The Neuromantics – S3, Ep 4

The Neuromantics - Podcast készítő Will Eaves & Sophie Scott

Reading is an advanced form of looking – and of looking at faces, in particular. That’s the fascinating story behind Evolution of Reading and Face Circuits during the First Three Years of Reading Acquisition, a paper published in NeuroImage in 2022 by Xiaoxia Fenge et al in which some interesting distinctions are made. The part of the brain dedicated to facial recognition (the fusiform gyrus) is co-opted when we learn to read. But after that ability has been acquired it can’t be lost, or only when it degrades because of brain damage (or dementia). Face-processing, on the other hand – the Ur-form of reading – continues to develop, perhaps because it is such a necessary form of discrimination.
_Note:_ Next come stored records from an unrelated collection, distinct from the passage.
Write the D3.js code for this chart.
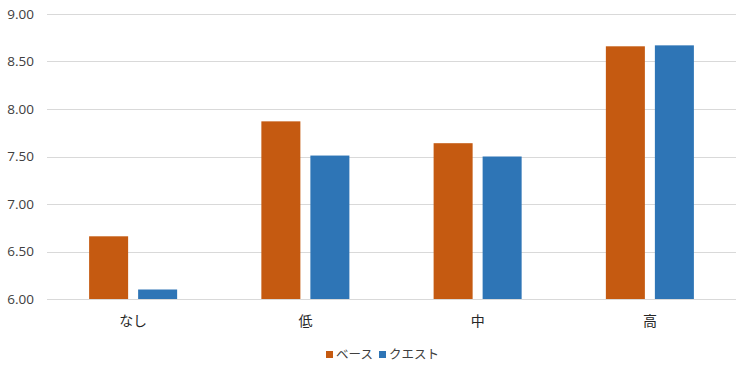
<!DOCTYPE html>
<html>
<head>
<meta charset="utf-8">
<script src="https://cdn.jsdelivr.net/npm/d3@7"></script>
<style>
  body { margin: 0; background: #fff; }
  text { font-family: "Noto Sans CJK JP", "Open Sans", sans-serif; }
</style>
</head>
<body>
<div id="chart"></div>
<script>
// chart data
const categories = ["なし", "低", "中", "高"];
const seriesNames = ["ベース", "クエスト"];
const baseValues = [6.66, 7.87, 7.64, 8.66];
const questValues = [6.10, 7.51, 7.50, 8.67];
const yTicks = [6.0, 6.5, 7.0, 7.5, 8.0, 8.5, 9.0];
const colors = ["#c55a11", "#2e75b6"];

let width = 750, height = 376;
let margin = {top: 14, right: 14, bottom: 77, left: 47};

let svg = d3.select("#chart").append("svg")
    .attr("width", width)
    .attr("height", height);

let x0 = d3.scaleBand()
    .domain(categories)
    .range([margin.left, width - margin.right])
    .paddingInner(0.489)
    .paddingOuter(0.2445);

let x1 = d3.scaleBand()
    .domain(seriesNames)
    .range([0, x0.bandwidth()])
    .paddingInner(0.204);

let y = d3.scaleLinear()
    .domain([6, 9])
    .range([height - margin.bottom, margin.top]);

// gridlines
svg.append("g")
    .selectAll("line")
    .data(yTicks)
    .join("line")
    .attr("x1", margin.left)
    .attr("x2", width - margin.right)
    .attr("y1", d => Math.round(y(d)) + 0.5)
    .attr("y2", d => Math.round(y(d)) + 0.5)
    .attr("stroke", "#d9d9d9")
    .attr("stroke-width", 1);

// y axis labels
let yAxis = svg.append("g")
    .attr("transform", `translate(${margin.left},0)`)
    .call(d3.axisLeft(y).tickValues(yTicks).tickFormat(d3.format(".2f")).tickSize(0).tickPadding(13));
yAxis.select(".domain").remove();
yAxis.selectAll("text")
    .attr("font-size", 13.5)
    .attr("fill", "#404040")
    .style("font-family", "'Open Sans', sans-serif");

// bars
let rows = categories.map((c, i) => ({cat: c, values: [baseValues[i], questValues[i]]}));

svg.append("g")
    .selectAll("g")
    .data(rows)
    .join("g")
    .attr("transform", d => `translate(${x0(d.cat)},0)`)
    .selectAll("rect")
    .data(d => d.values.map((v, j) => ({name: seriesNames[j], value: v, j: j})))
    .join("rect")
    .attr("x", d => x1(d.name))
    .attr("width", x1.bandwidth())
    .attr("y", d => y(d.value))
    .attr("height", d => y(6) - y(d.value))
    .attr("fill", d => colors[d.j]);

// x axis labels
let xAxis = svg.append("g")
    .attr("transform", `translate(0,${height - margin.bottom})`)
    .call(d3.axisBottom(x0).tickSize(0).tickPadding(17));
xAxis.select(".domain").remove();
xAxis.selectAll("text")
    .attr("font-size", 14)
    .attr("fill", "#262626");

// legend
let legend = svg.append("g").attr("transform", "translate(326,355)");
let items = legend.selectAll("g")
    .data(seriesNames)
    .join("g")
    .attr("transform", (d, i) => `translate(${i === 0 ? 0 : 53},0)`);
items.append("rect")
    .attr("x", 0)
    .attr("y", -4)
    .attr("width", 7)
    .attr("height", 7)
    .attr("fill", (d, i) => colors[i]);
items.append("text")
    .attr("x", 10)
    .attr("y", 0)
    .attr("dy", "0.35em")
    .attr("font-size", 12.5)
    .attr("fill", "#404040")
    .text(d => d);
</script>
</body>
</html>
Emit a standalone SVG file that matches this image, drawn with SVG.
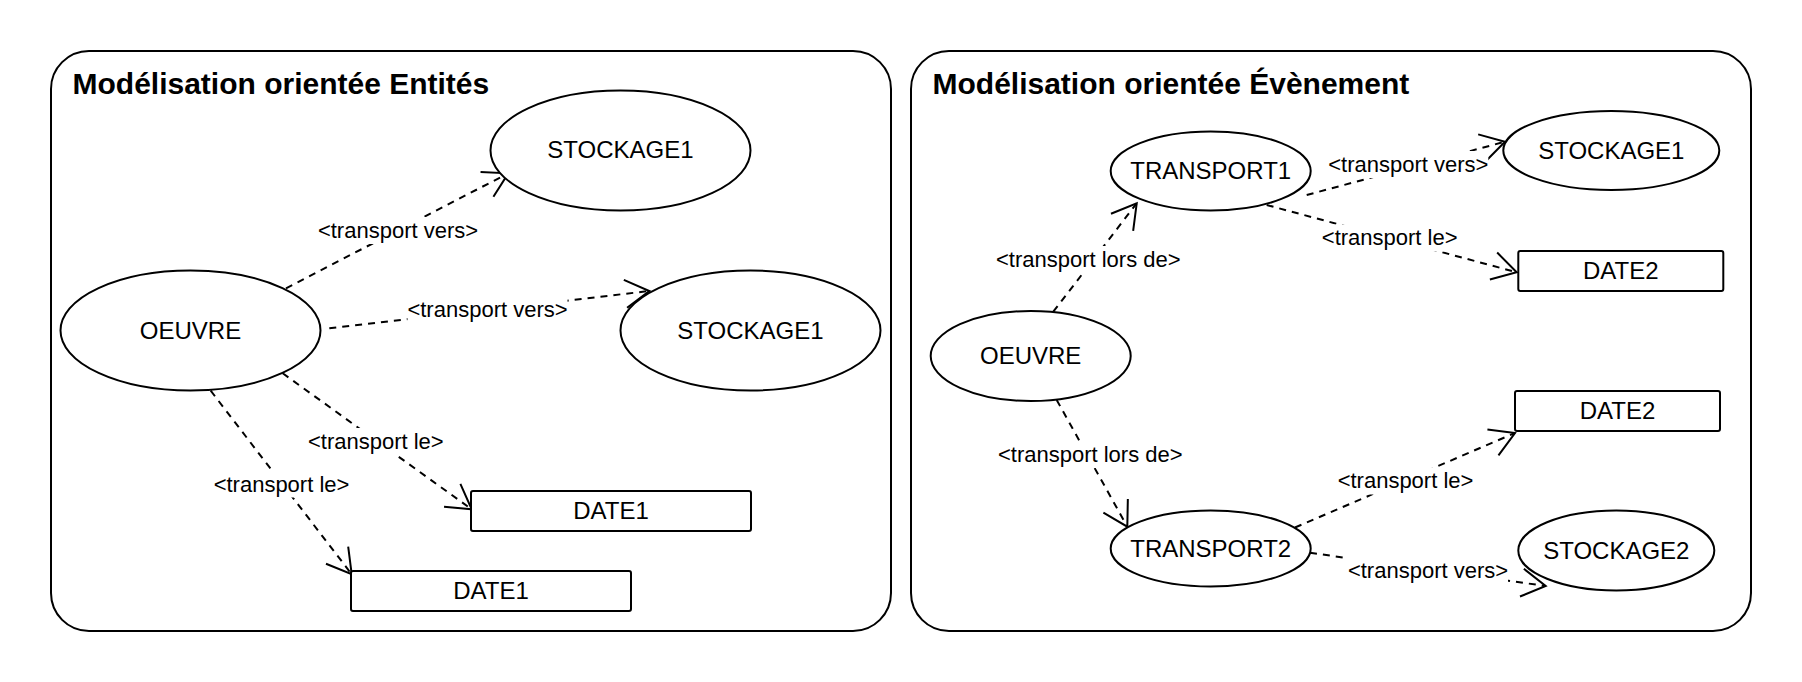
<svg xmlns="http://www.w3.org/2000/svg" width="1802" height="682" viewBox="0 0 1802 682">
<defs>
<style>
.panel{fill:#fff;stroke:#000;stroke-width:2}
.node{fill:#fff;stroke:#000;stroke-width:2}
.title{font-family:"Liberation Sans",Arial,sans-serif;font-size:30px;font-weight:bold;fill:#000}
.ntext{font-family:"Liberation Sans",Arial,sans-serif;font-size:24px;fill:#000;text-anchor:middle}
.edge{fill:none;stroke:#000;stroke-width:2;stroke-dasharray:7 6;marker-end:url(#open)}
.lbg{fill:#fff;stroke:none}
.ltext{font-family:"Liberation Sans",Arial,sans-serif;font-size:22px;fill:#000;text-anchor:middle}
</style>
<marker id="open" viewBox="-30 -16 32 32" markerWidth="32" markerHeight="32" refX="0" refY="0" orient="auto" markerUnits="userSpaceOnUse" overflow="visible">
<path d="M-24,-14 L0,0 L-24,14" fill="none" stroke="#000" stroke-width="2"/>
</marker>
</defs>
<rect width="1802" height="682" fill="#fff"/>
<g id="panel-entites">
<rect class="panel" x="51" y="51" width="840" height="580" rx="38" ry="38"/>
<text class="title" x="72.5" y="93.5">Modélisation orientée Entités</text>
</g>
<g id="panel-evenement">
<rect class="panel" x="911" y="51" width="840" height="580" rx="38" ry="38"/>
<text class="title" x="932.5" y="93.5">Modélisation orientée Évènement</text>
</g>
<g id="connectors">
<line class="edge" x1="286" y1="288.3" x2="508.3" y2="173.3"/>
<line class="edge" x1="329.3" y1="328.3" x2="649.3" y2="291"/>
<line class="edge" x1="282.7" y1="373.3" x2="471.7" y2="509.3"/>
<line class="edge" x1="210.7" y1="390.7" x2="351.7" y2="574.3"/>
<line class="edge" x1="1053.3" y1="311.7" x2="1136.7" y2="203.3"/>
<line class="edge" x1="1306.7" y1="195" x2="1505" y2="141.7"/>
<line class="edge" x1="1266.7" y1="205" x2="1516.7" y2="272.3"/>
<line class="edge" x1="1056.7" y1="400" x2="1127.3" y2="526.7"/>
<line class="edge" x1="1295" y1="527.5" x2="1515" y2="433"/>
<line class="edge" x1="1310" y1="552.8" x2="1545.7" y2="586"/>
<rect class="lbg" x="318" y="217" width="160" height="27"/>
<text class="ltext" x="398" y="237.5">&lt;transport vers&gt;</text>
<rect class="lbg" x="407.5" y="296" width="160" height="27"/>
<text class="ltext" x="487.5" y="316.7">&lt;transport vers&gt;</text>
<rect class="lbg" x="308" y="428" width="136" height="27"/>
<text class="ltext" x="375.8" y="449">&lt;transport le&gt;</text>
<rect class="lbg" x="213.5" y="470.5" width="136" height="27"/>
<text class="ltext" x="281.5" y="491.5">&lt;transport le&gt;</text>
<rect class="lbg" x="996" y="246" width="184" height="27"/>
<text class="ltext" x="1088.3" y="266.7">&lt;transport lors de&gt;</text>
<rect class="lbg" x="1328.3" y="151" width="160" height="27"/>
<text class="ltext" x="1408.3" y="171.7">&lt;transport vers&gt;</text>
<rect class="lbg" x="1321.7" y="224.5" width="136" height="27"/>
<text class="ltext" x="1389.7" y="245">&lt;transport le&gt;</text>
<rect class="lbg" x="998" y="441" width="184" height="27"/>
<text class="ltext" x="1090.3" y="461.7">&lt;transport lors de&gt;</text>
<rect class="lbg" x="1337.5" y="467.5" width="136" height="27"/>
<text class="ltext" x="1405.5" y="488">&lt;transport le&gt;</text>
<rect class="lbg" x="1348" y="557" width="160" height="27"/>
<text class="ltext" x="1428" y="577.5">&lt;transport vers&gt;</text>
</g>
<g id="e-oeuvre">
<ellipse class="node" cx="190.5" cy="330.5" rx="130" ry="60"/>
<text class="ntext" x="190.5" y="338.5">OEUVRE</text>
</g>
<g id="e-stockage1-top">
<ellipse class="node" cx="620.5" cy="150.5" rx="130" ry="60"/>
<text class="ntext" x="620.5" y="158">STOCKAGE1</text>
</g>
<g id="e-stockage1-right">
<ellipse class="node" cx="750.5" cy="330.5" rx="130" ry="60"/>
<text class="ntext" x="750.5" y="338.5">STOCKAGE1</text>
</g>
<g id="e-date1-upper">
<rect class="node" x="471" y="491" width="280" height="40" rx="2"/>
<text class="ntext" x="611" y="519">DATE1</text>
</g>
<g id="e-date1-lower">
<rect class="node" x="351" y="571" width="280" height="40" rx="2"/>
<text class="ntext" x="491" y="599">DATE1</text>
</g>
<g id="v-oeuvre">
<ellipse class="node" cx="1030.7" cy="356" rx="100" ry="45"/>
<text class="ntext" x="1030.7" y="364">OEUVRE</text>
</g>
<g id="v-transport1">
<ellipse class="node" cx="1210.7" cy="171" rx="100" ry="39.5"/>
<text class="ntext" x="1210.7" y="179">TRANSPORT1</text>
</g>
<g id="v-stockage1">
<ellipse class="node" cx="1611.3" cy="150.5" rx="108" ry="39.5"/>
<text class="ntext" x="1611.3" y="158.5">STOCKAGE1</text>
</g>
<g id="v-date2-upper">
<rect class="node" x="1518.3" y="251" width="205" height="40" rx="2"/>
<text class="ntext" x="1620.8" y="279">DATE2</text>
</g>
<g id="v-date2-lower">
<rect class="node" x="1515" y="391" width="205" height="40" rx="2"/>
<text class="ntext" x="1617.5" y="419">DATE2</text>
</g>
<g id="v-transport2">
<ellipse class="node" cx="1210.7" cy="548.5" rx="100" ry="38"/>
<text class="ntext" x="1210.7" y="556.5">TRANSPORT2</text>
</g>
<g id="v-stockage2">
<ellipse class="node" cx="1616.3" cy="550.5" rx="98" ry="40"/>
<text class="ntext" x="1616.3" y="558.5">STOCKAGE2</text>
</g>
</svg>
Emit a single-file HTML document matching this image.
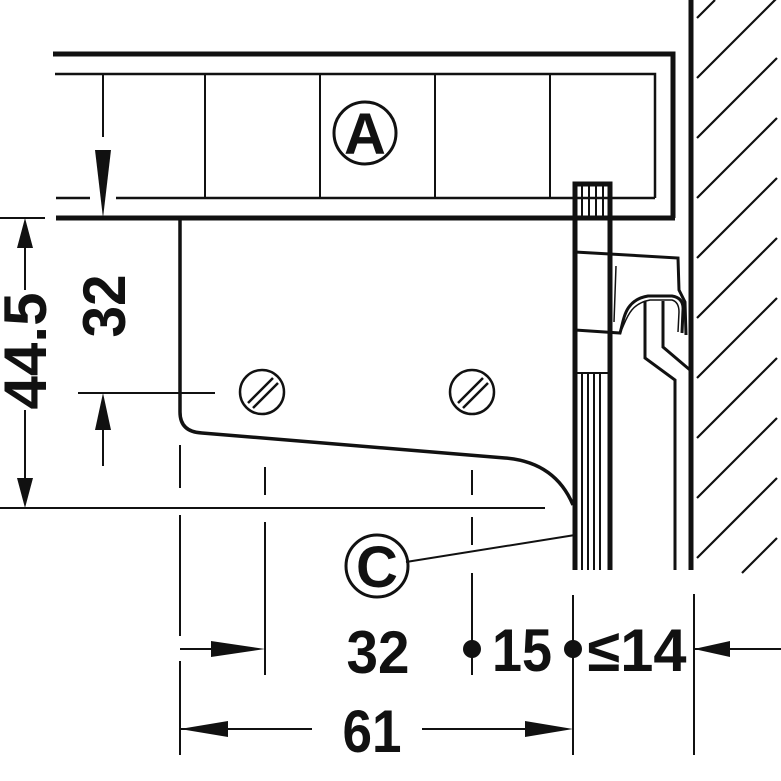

We are one of very few animals able to tell other animals apart. Crows (corvids) can also do this. They know the un-Crowiness of the rest of the world. They are also masters of shared attention. From their ability to remember faces comes the ability to know me from you; to hide things, and to give them. None of this would be news to Ted Hughes, whose great poem sequence Crow (1970) drew on the tradition of bird poetry in English and the exaltation of the winged messenger in ancient myth to fashion a symbolic verse narrative for the post-war era. His titular character is a reader of change and destruction – a ragged Shamanic figure flying between different spiritual traditions who sees the whole of life as a battle for survival and meaning. The sequence is a violent creation myth, and such “making” myths are all about telling one thing from another. Creation myths also tend to acknowledge disaster in the background: the urge to make is the urge to rescue something from meaninglessness, or save it from loss. In Elizabeth Bishop’s poem, “Sandpiper” (1962), the bird is “looking for something, something, something.” And in Sylvia Plath’s “The Zoo-Keeper’s Wife” (1961), an insomniac spouse sees her marriage as an encounter with animals in an airless ark. It’s not all bad news, though, because Plath’s wide-awake suffering is our gain as readers, and a way of looking sadness in the face.